Le secteur de la Finance a pris conscience des enjeux et a développé des outils destinés à financer la transition énergétique à l’image des green bonds ou encore des prêts à impact assortis d’objectifs dont l’atteinte (ou la non-atteinte) fait osciller la marge du prêt. On peut citer Carrefour qui projette d’inclure dans son programme annuel d’obligations à moyen-terme des Sustainability-Linked Bonds (SLB) adossés à 3 indicateurs de performance RSE : (i) la réduction des émissions de gaz à effet de serre, (ii) la réduction des emballages, (iii) la lutte contre le gaspillage alimentaire.

A l’échelle communautaire ou nationale, des subventions et avantages fiscaux (Plan de relance, Crédit d’impôt Transition Energétique [CITE]…) ont vu le jour en vue d’inciter les entreprises et ménages à prendre part à cette action qui se veut collective.

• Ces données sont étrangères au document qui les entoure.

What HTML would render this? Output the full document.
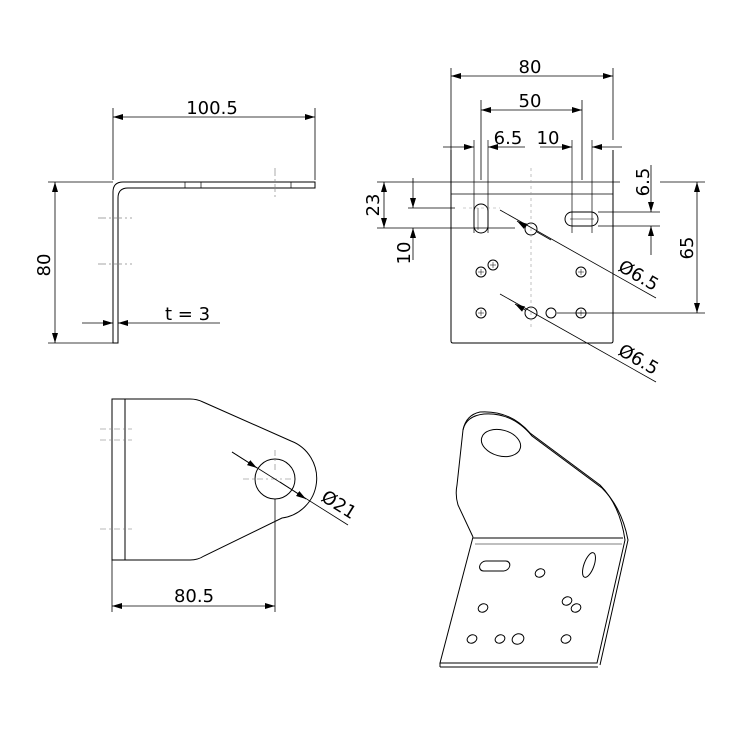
<!DOCTYPE html>
<html><head><meta charset="utf-8"><style>body{margin:0;background:#fff}svg{display:block}text{font-family:"DejaVu Sans","Liberation Sans",sans-serif;fill:#000}</style></head><body>
<svg width="756" height="756" viewBox="0 0 756 756" xmlns="http://www.w3.org/2000/svg">
<defs><marker id="a" viewBox="0 0 10 6" refX="10" refY="3" markerWidth="10" markerHeight="6" orient="auto-start-reverse" markerUnits="userSpaceOnUse"><path d="M0,0L10,3L0,6z" fill="#000"/></marker></defs>
<g fill="none" stroke="#000" stroke-width="1">
<path d="M113,343 V192 Q113,182 123,182 H315 V188 H128 Q118,188 118,198 V343 Z"/>
<line x1="48" y1="182" x2="113" y2="182" stroke-width="0.8"/>
<line x1="48" y1="343" x2="118" y2="343" stroke-width="0.8"/>
<line x1="113" y1="108" x2="113" y2="180" stroke-width="0.8"/>
<line x1="315" y1="108" x2="315" y2="180" stroke-width="0.8"/>
<line x1="113" y1="117" x2="315" y2="117" marker-start="url(#a)" marker-end="url(#a)" stroke-width="0.8"/>
<line x1="55" y1="182" x2="55" y2="343" marker-start="url(#a)" marker-end="url(#a)" stroke-width="0.8"/>
<line x1="82" y1="323" x2="113" y2="323" marker-end="url(#a)" stroke-width="0.8"/>
<line x1="220" y1="323" x2="118" y2="323" marker-end="url(#a)" stroke-width="0.8"/>
<g stroke="#888" stroke-width="0.7" stroke-dasharray="8,3,2,3">
<line x1="98" y1="218" x2="132" y2="218"/><line x1="98" y1="264" x2="132" y2="264"/>
<line x1="275" y1="168" x2="275" y2="200"/>
</g>
<g stroke-width="0.7"><line x1="185" y1="182" x2="185" y2="188"/><line x1="201" y1="182" x2="201" y2="188"/><line x1="291" y1="182" x2="291" y2="188"/></g>

<path d="M451,150 V341 Q451,343 453,343 H611 Q613,343 613,341 V150"/>
<line x1="451" y1="68" x2="451" y2="150" stroke-width="0.8"/>
<line x1="613" y1="68" x2="613" y2="140" stroke-width="0.8"/>
<line x1="451" y1="76" x2="613" y2="76" marker-start="url(#a)" marker-end="url(#a)" stroke-width="0.8"/>
<line x1="481" y1="100" x2="481" y2="180" stroke-width="0.8"/>
<line x1="582" y1="100" x2="582" y2="180" stroke-width="0.8"/>
<line x1="481" y1="110" x2="582" y2="110" marker-start="url(#a)" marker-end="url(#a)" stroke-width="0.8"/>
<line x1="474" y1="140" x2="474" y2="233" stroke-width="0.7"/><line x1="488" y1="140" x2="488" y2="233" stroke-width="0.7"/>
<line x1="443" y1="147" x2="474" y2="147" marker-end="url(#a)" stroke-width="0.8"/>
<line x1="525" y1="147" x2="488" y2="147" marker-end="url(#a)" stroke-width="0.8"/>
<line x1="572" y1="140" x2="572" y2="233" stroke-width="0.7"/><line x1="592" y1="140" x2="592" y2="233" stroke-width="0.7"/>
<line x1="540" y1="147" x2="572" y2="147" marker-end="url(#a)" stroke-width="0.8"/>
<line x1="622" y1="147" x2="592" y2="147" marker-end="url(#a)" stroke-width="0.8"/>
<line x1="377" y1="182" x2="620" y2="182" stroke-width="0.8"/>
<line x1="660" y1="182" x2="705" y2="182" stroke-width="0.8"/>
<line x1="451" y1="194" x2="613" y2="194" stroke-width="0.7"/>
<line x1="377" y1="228" x2="515" y2="228" stroke-width="0.8"/>
<line x1="408" y1="208" x2="455" y2="208" stroke-width="0.8"/>
<line x1="384" y1="182" x2="384" y2="228" marker-start="url(#a)" marker-end="url(#a)" stroke-width="0.8"/>
<line x1="413" y1="178" x2="413" y2="208" marker-end="url(#a)" stroke-width="0.8"/>
<line x1="413" y1="260" x2="413" y2="228" marker-end="url(#a)" stroke-width="0.8"/>
<rect x="474" y="204" width="14" height="29" rx="7"/>
<rect x="565" y="212" width="33" height="14" rx="7"/>
<line x1="598" y1="212" x2="660" y2="212" stroke-width="0.8"/>
<line x1="598" y1="226" x2="660" y2="226" stroke-width="0.8"/>
<line x1="651" y1="165" x2="651" y2="212" marker-end="url(#a)" stroke-width="0.8"/>
<line x1="651" y1="255" x2="651" y2="226" marker-end="url(#a)" stroke-width="0.8"/>
<line x1="557" y1="313" x2="705" y2="313" stroke-width="0.8"/>
<line x1="697" y1="182" x2="697" y2="313" marker-start="url(#a)" marker-end="url(#a)" stroke-width="0.8"/>
<circle cx="531" cy="229" r="6"/>
<circle cx="481" cy="272" r="5"/><circle cx="493" cy="265" r="5"/><circle cx="581" cy="272" r="5"/>
<circle cx="481" cy="313" r="5"/><circle cx="531" cy="313" r="6"/><circle cx="551" cy="313" r="5"/><circle cx="581" cy="313" r="5"/>
<g stroke-width="0.5"><path d="M478,272h6M481,269v6M490,265h6M493,262v6M578,272h6M581,269v6M478,313h6M481,310v6M578,313h6M581,310v6M570,219h24M478,208v22"/></g>
<line x1="500" y1="210" x2="656" y2="298" stroke-width="0.8"/>
<line x1="525" y1="226" x2="517" y2="221" marker-end="url(#a)" stroke-width="0.8"/>
<line x1="537" y1="232" x2="551" y2="240" stroke-width="0.8"/>
<line x1="500" y1="294" x2="656" y2="382" stroke-width="0.8"/>
<line x1="525" y1="310" x2="515" y2="304" marker-end="url(#a)" stroke-width="0.8"/>
<g stroke="#999" stroke-width="0.6" stroke-dasharray="3,3"><line x1="531" y1="168" x2="531" y2="330"/><line x1="463" y1="208" x2="500" y2="208"/></g>

<path d="M112,399 H190 Q197,399 203,402 L291,441 A40,40 0 0 1 282,518 L204,556 Q198,560 190,560 H112 Z"/>
<line x1="125" y1="399" x2="125" y2="560"/>
<circle cx="275" cy="479" r="20"/>
<g stroke="#777" stroke-width="0.6" stroke-dasharray="6,3,2,3"><line x1="100" y1="429" x2="132" y2="429"/><line x1="100" y1="440" x2="132" y2="440"/><line x1="100" y1="529" x2="132" y2="529"/><line x1="243" y1="479" x2="298" y2="479"/><line x1="275" y1="450" x2="275" y2="470"/></g>
<line x1="112" y1="560" x2="112" y2="612" stroke-width="0.8"/>
<line x1="275" y1="499" x2="275" y2="612" stroke-width="0.8"/>
<line x1="112" y1="606" x2="275" y2="606" marker-start="url(#a)" marker-end="url(#a)" stroke-width="0.8"/>
<line x1="232" y1="452" x2="348" y2="525" stroke-width="0.8"/>
<line x1="232" y1="452" x2="257" y2="468" marker-end="url(#a)" stroke-width="0.8"/>
<line x1="280" y1="482" x2="306" y2="499" marker-end="url(#a)" stroke-width="0.8"/>

<path d="M473,537 L458,505 Q455,495 457,485 L463,430 Q466,415 480,412 Q510,410 530,433 L600,485 Q620,505 625,540 L597,663 H440 L473,537"/>
<path d="M463,430 Q466,416 484,414 Q512,412 532,436 L602,488 Q622,508 628,540 L600,665"/>
<line x1="473" y1="538" x2="623" y2="538"/>
<line x1="475" y1="544" x2="622" y2="544" stroke-width="0.6"/>
<line x1="440" y1="663" x2="440" y2="667"/><line x1="440" y1="667" x2="598" y2="667"/>
<ellipse cx="501" cy="443" rx="20" ry="13" transform="rotate(15 501 443)"/>
<rect x="481" y="561" width="30" height="10" rx="5" transform="skewX(-12) translate(119,0)"/>
<ellipse cx="589" cy="565" rx="5" ry="13" transform="rotate(20 589 565)"/>
<ellipse cx="540" cy="573" rx="5" ry="4" transform="rotate(-25 540 573)"/>
<ellipse cx="483" cy="608" rx="5" ry="4" transform="rotate(-25 483 608)"/>
<ellipse cx="567" cy="601" rx="5" ry="4" transform="rotate(-25 567 601)"/>
<ellipse cx="576" cy="608" rx="5" ry="4" transform="rotate(-25 576 608)"/>
<ellipse cx="472" cy="639" rx="5" ry="4" transform="rotate(-25 472 639)"/>
<ellipse cx="500" cy="639" rx="5" ry="4" transform="rotate(-25 500 639)"/>
<ellipse cx="518" cy="639" rx="6" ry="5" transform="rotate(-25 518 639)"/>
<ellipse cx="566" cy="639" rx="5" ry="4" transform="rotate(-25 566 639)"/>
</g>
<g font-size="18">
<text x="212" y="114" text-anchor="middle">100.5</text>
<text transform="translate(50,265) rotate(-90)" text-anchor="middle">80</text>
<text x="165" y="320">t = 3</text>
<text x="530" y="73" text-anchor="middle">80</text>
<text x="530" y="107" text-anchor="middle">50</text>
<text x="508" y="144" text-anchor="middle">6.5</text>
<text x="548" y="144" text-anchor="middle">10</text>
<text transform="translate(379,205) rotate(-90)" text-anchor="middle">23</text>
<text transform="translate(410,253) rotate(-90)" text-anchor="middle">10</text>
<text transform="translate(649,182) rotate(-90)" text-anchor="middle">6.5</text>
<text transform="translate(693,248) rotate(-90)" text-anchor="middle">65</text>
<text transform="translate(617,270) rotate(30)">Ø6.5</text>
<text transform="translate(617,354) rotate(30)">Ø6.5</text>
<text transform="translate(320,500) rotate(32)">Ø21</text>
<text x="194" y="602" text-anchor="middle">80.5</text>
</g>
</svg>
</body></html>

Les dérives d’une communication trompeuse ou à deux vitesses

A différents niveaux, les acteurs économiques semblent avoir fait de de la transition énergétique un objectif fondamental comme en témoignent les diverses communications, que ce soit lors de l’annonce des résultats financiers, du renouvellement des vœux de fin d’année ou encore dans l’appellation des produits commercialisés, qui convergent toutes vers un seul et même objectif : la diminution de l’empreinte écologique.

Pourtant, les rapports rendus par les ONG et autres associations de défense de l’environnement pointant du doigt les entreprises ou encore l’activité de financement des banques viennent contredire cette « prétendue » prise de conscience. Elles mettent en garde contre le “greenwashing”, terme désignant une méthode consistant à communiquer auprès du public en utilisant l’argument écologique de manière détournée pour améliorer son image.

De 2016 à 2020, les 60 plus grosses banques mondiales ont financé des activités productrices d’énergies fossiles ou génératrices de déforestations pour près de 3 800 milliards de dollars selon le rapport « Banking on Climate Chaos » (Rainforest Action Network, Reclaim Finance…2021).

En avril 2021, elles sont nombreuses à s’être engagées à s’aligner sur les objectifs de l’Accord de Paris. On dénombre ainsi quelques 43 banques qui ont rejoint la « Net Zero Banking Alliance » poursuivant la politique de sortie du financement d’énergies fossiles à horizon 2050.

Pour autant, une rupture totale et immédiate des financements mettrait en péril des secteurs entiers de l’économie et les conséquences en seraient désastreuses. C’est pourquoi le virage vers la transition énergétique de ces activités à forte empreinte carbone, qui se trouvent également être des partenaires historiques des banques, doit être séquencé en plusieurs phases.

En vue de les accompagner, des plans pluriannuels et sectoriels pourraient être envisagés. Leur impact social étant significatif, l’intervention d’experts et d’institutions publiques ne serait pas à exclure.

Vers une harmonisation du cadre règlementaire et une définition commune

Afin d’atteindre les objectifs, l’effort doit être collectif et les entreprises ont un rôle crucial à jouer. La définition d’objectifs clairs, identifiables, mesurables et atteignables dans un délai déterminé à l’avance paraît indispensable. De même que la tenue d’une feuille de route avec différentes étapes intermédiaires à suivre dans le temps afin de vérifier que l’évolution des actions et des résultats atteints s’inscrivent dans la trajectoire des objectifs fixés.

Les dérives du « greenwashing » sont permises par l’absence d’une définition commune et d’un cadre réglementaire harmonisé délimitant les contours de la finance durable qui est, dès lors, sujette à interprétations et c’est ce que s’efforce d’établir la communauté internationale.

A l’échelle communautaire, nous pouvons citer deux exemples d’initiatives qui vont dans ce sens :

  • Le Sustainable Finance Disclosure Regulation (SFDR) définit un cadre réglementaire qui tend vers une obligation de transparence devant permettre d’accélérer l’intégration des critères ESG au sein des activités financières,
  • La Taxonomie Européenne définit pour les acteurs financiers de près de 70 secteurs, les activités économiques pouvant être qualifiées de « vertes ». Ces activités doivent contribuer aux 6 objectifs environnementaux (atténuation et adaptation au changement climatique, protection de l’eau, protection & restauration de la biodiversité, lutte contre la pollution, transition vers une économie circulaire).

A l’échelle nationale, Paris ne cache pas sa volonté d’être la place mondiale de la finance durable. Dans cette optique Bercy se dote de la plateforme « Impact » qui liste les 47 indicateurs ESG que pourront renseigner les entreprises dans leurs rapports extra-financiers. Parmi ces indicateurs, on retrouve entre autres les émissions de gaz à effet de serre, le nombre d’administrateurs indépendants et l’équité de la rémunération hommes/femmes.

Cette harmonisation se veut à terme internationale. Elle doit permettre un meilleur encadrement de l’action collective ainsi qu’un contrôle accru de la communication afin d’endiguer la pratique du « greenwashing ». Elle doit également définir le calendrier et les étapes de ce « virage écologique ».